Anyway, I believe I'm losing it because I often don't know what month it is, let alone day. It feels like I'm running a never-ending marathon, racing towards what? A finish line? What's the finish line? I try to fit in things I enjoy or housework in between naps but I find it often leaves me exhausted and, honestly, I don't know what I enjoy anymore.
Sigh.
Day-in-day-out activities are hard enough but then something is thrown into the mix. During the boys midday nap yesterday I took the free time to cook hamburgers -- all you busy moms out there, cook bulk meat ahead of time and you have your protein for many meals in advance! Anyway, turns out the tinfoil I used had a tear because, before I knew it, I noticed smoke. I went into the kitchen and it was foggy. The smoke alarm went off and, of course, woke the boys from their nap. Can I never win? Then that night, when getting their bedroom ready before sleepytime (closing blinds, turning on sound machine), I noticed a bunch of flies hanging out on one of their windows. Seriously disgusting. Long story short, I think someone left the sliding glass door open downstairs and a bunch of flies got in and threw a party at the window getting the most sunlight.
I can't make this stuff up.My husband comes home from work looking like a GQ model and I look like something that crawled out of a sewer.

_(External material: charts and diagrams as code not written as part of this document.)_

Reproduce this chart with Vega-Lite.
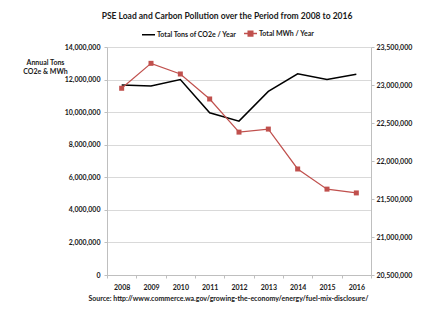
{
  "$schema": "https://vega.github.io/schema/vega-lite/v6.json",
  "autosize": "none",
  "padding": {"left": 107, "top": 47, "right": 55, "bottom": 34},
  "width": 264,
  "height": 228,
  "background": "white",
  "config": {
    "font": "Lato",
    "view": {"stroke": null},
    "axis": {"labelFont": "Lato", "labelFontWeight": "bold", "labelFontSize": 7, "labelColor": "#1a1a1a", "domainColor": "#bfbfbf", "tickColor": "#bfbfbf", "tickSize": 3, "titleFont": "Lato", "titleFontWeight": "bold", "titleFontSize": 7, "titleColor": "#1a1a1a"}
  },
  "title": {"text": "PSE Load and Carbon Pollution over the Period from 2008 to 2016", "fontSize": 8.5, "fontWeight": "bold", "font": "Lato", "color": "#1a1a1a", "anchor": "middle", "dx": -12, "offset": 6},
  "data": {"values": [
    {"year": "2008", "co2": 11660000, "mwh": 22957000},
    {"year": "2009", "co2": 11600000, "mwh": 23285000},
    {"year": "2010", "co2": 12000000, "mwh": 23145000},
    {"year": "2011", "co2": 9960000, "mwh": 22816000},
    {"year": "2012", "co2": 9450000, "mwh": 22380000},
    {"year": "2013", "co2": 11270000, "mwh": 22420000},
    {"year": "2014", "co2": 12350000, "mwh": 21895000},
    {"year": "2015", "co2": 12000000, "mwh": 21630000},
    {"year": "2016", "co2": 12330000, "mwh": 21580000}
  ]},
  "encoding": {
    "x": {"field": "year", "type": "ordinal", "bandPosition": 0.5,
      "scale": {"type": "band", "paddingInner": 0, "paddingOuter": 0},
      "axis": {"labelAngle": 0, "tickBand": "extent", "labelPadding": 5, "title": "Source: http://www.commerce.wa.gov/growing-the-economy/energy/fuel-mix-disclosure/", "titleX": 121, "titleY": 23, "titleAnchor": "middle", "titleAlign": "center", "titleBaseline": "middle"}}
  },
  "layer": [
    {
      "mark": {"type": "line", "strokeWidth": 1.5},
      "encoding": {
        "y": {"field": "co2", "type": "quantitative",
          "scale": {"domain": [0, 14000000], "nice": false, "zero": true},
          "axis": {"values": [0, 2000000, 4000000, 6000000, 8000000, 10000000, 12000000, 14000000], "format": ",d", "grid": true, "gridColor": "#d9d9d9", "labelPadding": 4,
            "title": ["Annual Tons", "CO2e  & MWh"], "titleAngle": 0, "titleX": -62, "titleY": 11, "titleAlign": "center", "titleBaseline": "top", "titleLineHeight": 9}},
        "stroke": {"datum": "Total Tons of CO2e / Year", "type": "nominal",
          "scale": {"domain": ["Total Tons of CO2e / Year", "Total MWh / Year"], "range": ["#000000", "#c0504d"]},
          "legend": {"title": null, "orient": "none", "legendX": 34, "legendY": -21, "direction": "horizontal", "labelFont": "Lato", "labelFontWeight": "bold", "labelFontSize": 7, "labelColor": "#1a1a1a", "symbolType": "stroke", "symbolSize": 169, "symbolStrokeWidth": 1.5, "columnPadding": 4, "labelOffset": 1,
            "encode": {"symbols": {"update": {
              "shape": {"signal": "datum.value === 'Total MWh / Year' ? 'M-1,0H1M-0.35,-0.35H0.35V0.35H-0.35Z' : 'stroke'"},
              "fill": {"signal": "datum.value === 'Total MWh / Year' ? '#c0504d' : 'transparent'"}
            }}}}}
      }
    },
    {
      "encoding": {
        "y": {"field": "mwh", "type": "quantitative",
          "scale": {"domain": [20500000, 23500000], "nice": false, "zero": false},
          "axis": {"orient": "right", "values": [20500000, 21000000, 21500000, 22000000, 22500000, 23000000, 23500000], "format": ",d", "grid": false, "labelPadding": 2, "title": null}}
      },
      "layer": [
        {"mark": {"type": "line", "strokeWidth": 1.2, "color": "#c0504d"},
         "encoding": {"stroke": {"datum": "Total MWh / Year", "type": "nominal"}}},
        {"mark": {"type": "point", "shape": "square", "filled": true, "size": 25, "opacity": 1, "color": "#c0504d"},
         "encoding": {"fill": {"datum": "Total MWh / Year", "type": "nominal", "legend": null, "scale": {"domain": ["Total Tons of CO2e / Year", "Total MWh / Year"], "range": ["#000000", "#c0504d"]}}}}
      ]
    }
  ],
  "resolve": {"scale": {"y": "independent"}}
}
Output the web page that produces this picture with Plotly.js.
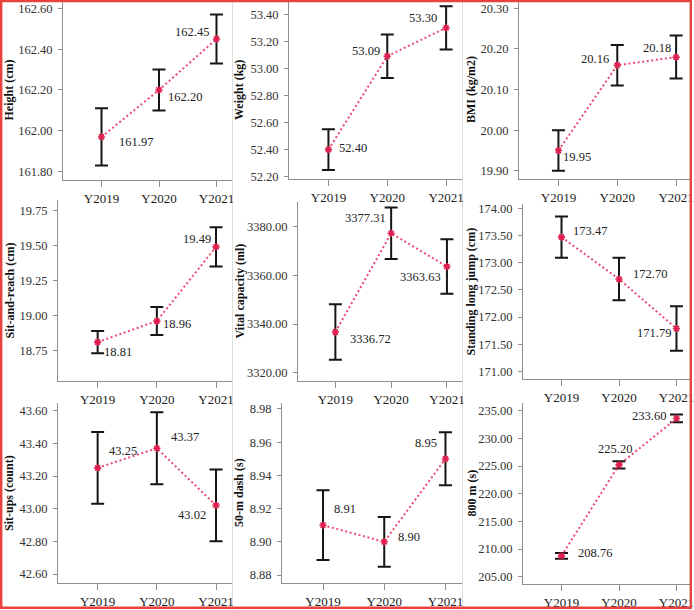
<!DOCTYPE html>
<html>
<head>
<meta charset="utf-8">
<script src="https://cdn.plot.ly/plotly-3.0.1.min.js"></script>
<style>
  html, body { margin: 0; padding: 0; background: #fff; }
  #chart { width: 694px; height: 610px; }
</style>
</head>
<body>
<div id="chart"></div>
<script>
// Survey years
const years = ['Y2019', 'Y2020', 'Y2021'];

// Means and error-bar half-widths for each fitness indicator
const heightCm = [161.97, 162.20, 162.45];
const heightErr = [0.14, 0.10, 0.12];

const weightKg = [52.40, 53.09, 53.30];
const weightErr = [0.15, 0.16, 0.16];

const bmi = [19.95, 20.16, 20.18];
const bmiErr = [0.05, 0.05, 0.053];

const sitReachCm = [18.81, 18.96, 19.49];
const sitReachErr = [0.08, 0.10, 0.14];

const vitalCapacityMl = [3336.72, 3377.31, 3363.63];
const vitalCapacityErr = [11.4, 10.6, 11.2];

const longJumpCm = [173.47, 172.70, 171.79];
const longJumpErr = [0.38, 0.39, 0.41];

const sitUps = [43.25, 43.37, 43.02];
const sitUpsErr = [0.22, 0.22, 0.22];

const dash50s = [8.91, 8.90, 8.95];
const dash50Err = [0.021, 0.015, 0.016];

const run800s = [208.76, 225.20, 233.60];
const run800Err = [0.5, 0.65, 0.7];

// Panel layout (pixel boxes: left, right, top, bottom) and label placement
const W = 694, H = 610;
const panels = [
  { title: 'Height (cm)', mean: heightCm, err: heightErr, box: [63, 232, 1, 180], yr: [161.759, 162.636], dtick: 0.2, titleX: 9,
    lab: [['left', 15, 5], ['left', 7, 7], ['right', -5, -7]] },
  { title: 'Weight (kg)', mean: weightKg, err: weightErr, box: [289, 462, 1, 179], yr: [52.183, 53.498], dtick: 0.2, titleX: 239,
    lab: [['left', 9, -2], ['right', -5, -5], ['right', -7, -10]] },
  { title: 'BMI (kg/m2)', mean: bmi, err: bmiErr, box: [519, 692, 1, 179], yr: [19.880, 20.318], dtick: 0.1, titleX: 471,
    lab: [['left', 3, 6], ['right', -6, -6], ['right', -3, -9]] },
  { title: 'Sit-and-reach (cm)', mean: sitReachCm, err: sitReachErr, box: [58, 232, 200, 381], yr: [18.532, 19.825], dtick: 0.25, titleX: 9,
    lab: [['left', 4, 10], ['left', 4, 3], ['right', -3, -8]] },
  { title: 'Vital capacity (ml)', mean: vitalCapacityMl, err: vitalCapacityErr, box: [298, 462, 202, 381], yr: [3316.6, 3390.15], dtick: 20, titleX: 239,
    lab: [['left', 13, 7], ['right', -3, -15], ['right', -4, 10]] },
  { title: 'Standing long jump (cm)', mean: longJumpCm, err: longJumpErr, box: [523, 692, 204, 379], yr: [170.862, 174.079], dtick: 0.5, titleX: 470,
    lab: [['left', 9, -6], ['left', 12, -5], ['right', -3, 4]] },
  { title: 'Sit-ups (count)', mean: sitUps, err: sitUpsErr, box: [58, 232, 403, 583], yr: [42.545, 43.647], dtick: 0.2, titleX: 9,
    lab: [['left', 9, -17], ['left', 12, -11], ['right', -8, 10]] },
  { title: '50-m dash (s)', mean: dash50s, err: dash50Err, box: [282, 462, 403, 583], yr: [8.8752, 8.9836], dtick: 0.02, titleX: 239,
    lab: [['left', 9, -16], ['left', 12, -5], ['right', -6, -16]] },
  { title: '800 m (s)', mean: run800s, err: run800Err, box: [523, 692, 403, 584], yr: [203.68, 236.39], dtick: 5, titleX: 471,
    lab: [['left', 14, -3], ['center', -4, -16], ['right', -8, -2]] }
];

const serif = "'Liberation Serif', 'Times New Roman', serif";
const axisGrey = '#8f8f8f';
const lineRed = '#ec4a70';
const markRed = '#e01e4f';

const traces = [];
const annotations = [];
const layout = {
  width: W, height: H,
  margin: { l: 0, r: 0, t: 0, b: 0 },
  paper_bgcolor: '#fff', plot_bgcolor: '#fff',
  showlegend: false,
  font: { family: serif, size: 12, color: '#333' },
  annotations: annotations,
  shapes: []
};

panels.forEach((p, i) => {
  const n = i === 0 ? '' : String(i + 1);
  const xa = 'x' + n, ya = 'y' + n;
  const [l, r, t, b] = p.box;

  layout['xaxis' + n] = {
    domain: [l / W, r / W],
    anchor: ya,
    type: 'category',
    categoryorder: 'array', categoryarray: years,
    range: [-0.67, 2.27],
    showgrid: false, zeroline: false,
    showline: true, linecolor: axisGrey, linewidth: 1,
    ticks: 'outside', ticklen: 6, tickcolor: axisGrey, tickwidth: 1,
    tickfont: { family: serif, size: 13, color: '#222' },
    fixedrange: true
  };
  layout['yaxis' + n] = {
    domain: [1 - b / H, 1 - t / H],
    anchor: xa,
    range: p.yr,
    tick0: 0, dtick: p.dtick, tickformat: '.2f',
    showgrid: false, zeroline: false,
    showline: true, linecolor: axisGrey, linewidth: 1,
    ticks: 'outside', ticklen: 4, tickcolor: axisGrey, tickwidth: 1,
    ticklabelstandoff: 3,
    tickfont: { family: serif, size: 12.5, color: '#333' },
    fixedrange: true
  };

  // Error bars (drawn underneath the connecting line)
  traces.push({
    x: years, y: p.mean, xaxis: xa, yaxis: ya,
    type: 'scatter', mode: 'markers',
    marker: { size: 1, opacity: 0 },
    error_y: { type: 'data', array: p.err, visible: true, color: '#151515', thickness: 2, width: 6.5 },
    hoverinfo: 'skip'
  });
  // Dotted trend line with mean markers
  traces.push({
    x: years, y: p.mean, xaxis: xa, yaxis: ya,
    type: 'scatter', mode: 'lines+markers',
    line: { color: lineRed, width: 2, dash: '2px,2.6px' },
    marker: { symbol: 'asterisk-open', size: 6, line: { color: markRed, width: 1.6 }, color: markRed }
  });

  // Value labels beside each mean
  p.mean.forEach((v, k) => {
    const [anchor, dx, dy] = p.lab[k];
    annotations.push({
      xref: xa, yref: ya, x: years[k], y: v,
      text: v.toFixed(2), showarrow: false,
      xanchor: anchor, yanchor: 'middle',
      xshift: dx, yshift: -dy,
      font: { family: serif, size: 12.5, color: '#222' }
    });
  });

  // Rotated y-axis title
  annotations.push({
    xref: 'paper', yref: 'paper',
    x: p.titleX / W, y: 1 - ((t + b) / 2) / H,
    text: '<b>' + p.title + '</b>', textangle: -90, showarrow: false,
    xanchor: 'center', yanchor: 'middle',
    font: { family: serif, size: 12, color: '#111' }
  });
});

// Faint dividers between panel columns
[232.5, 462.5].forEach(px => {
  layout.shapes.push({
    type: 'line', xref: 'paper', yref: 'paper',
    x0: px / W, x1: px / W, y0: 0, y1: 1,
    line: { color: '#dedede', width: 1 }, layer: 'below'
  });
});
// Red frame around the whole figure
layout.shapes.push({
  type: 'rect', xref: 'paper', yref: 'paper',
  x0: 1.2 / W, x1: 690.8 / W, y0: 1 - 607.8 / H, y1: 1 - 1.1 / H,
  line: { color: '#e8423f', width: 2.4 }, fillcolor: 'rgba(0,0,0,0)'
});

Plotly.newPlot('chart', traces, layout, { displayModeBar: false, staticPlot: true });
</script>
</body>
</html>
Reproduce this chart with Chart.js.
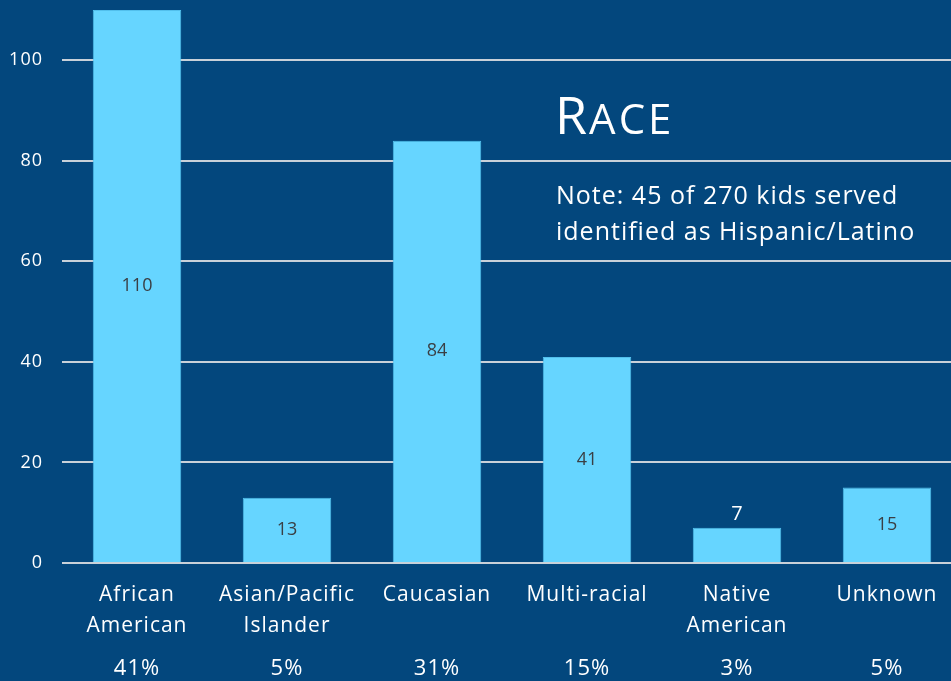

Well, that's a little dramatic but girl I don't look good with my Walmart pajama pants, my tank top from .... well I don't know when or where this was purchased, my greasy glasses and equally greasy hair. I know this is a blip on the radar and I'll probably look back and laugh but I don't have a life, I don't have a identity. I feel like I'm not a person with thoughts, feelings and worth but a slave who must obey and never rest. I'm not allowed to feel because I still have to take care of my kids, whether I'm depressed or not. I must be selfless because they are itty bitty babies who need me.
Sorry for the pessimism but motherhood isn't always fabulous. However, my boys will be nine months old in eight days. Baby A is sitting up and yelling "Baa baa baa" often and Baby B has six teeth (Baby A has two) and is pulling himself up on anything and everything. They're happy (most of the time) and healthy so at least I'm doing something right!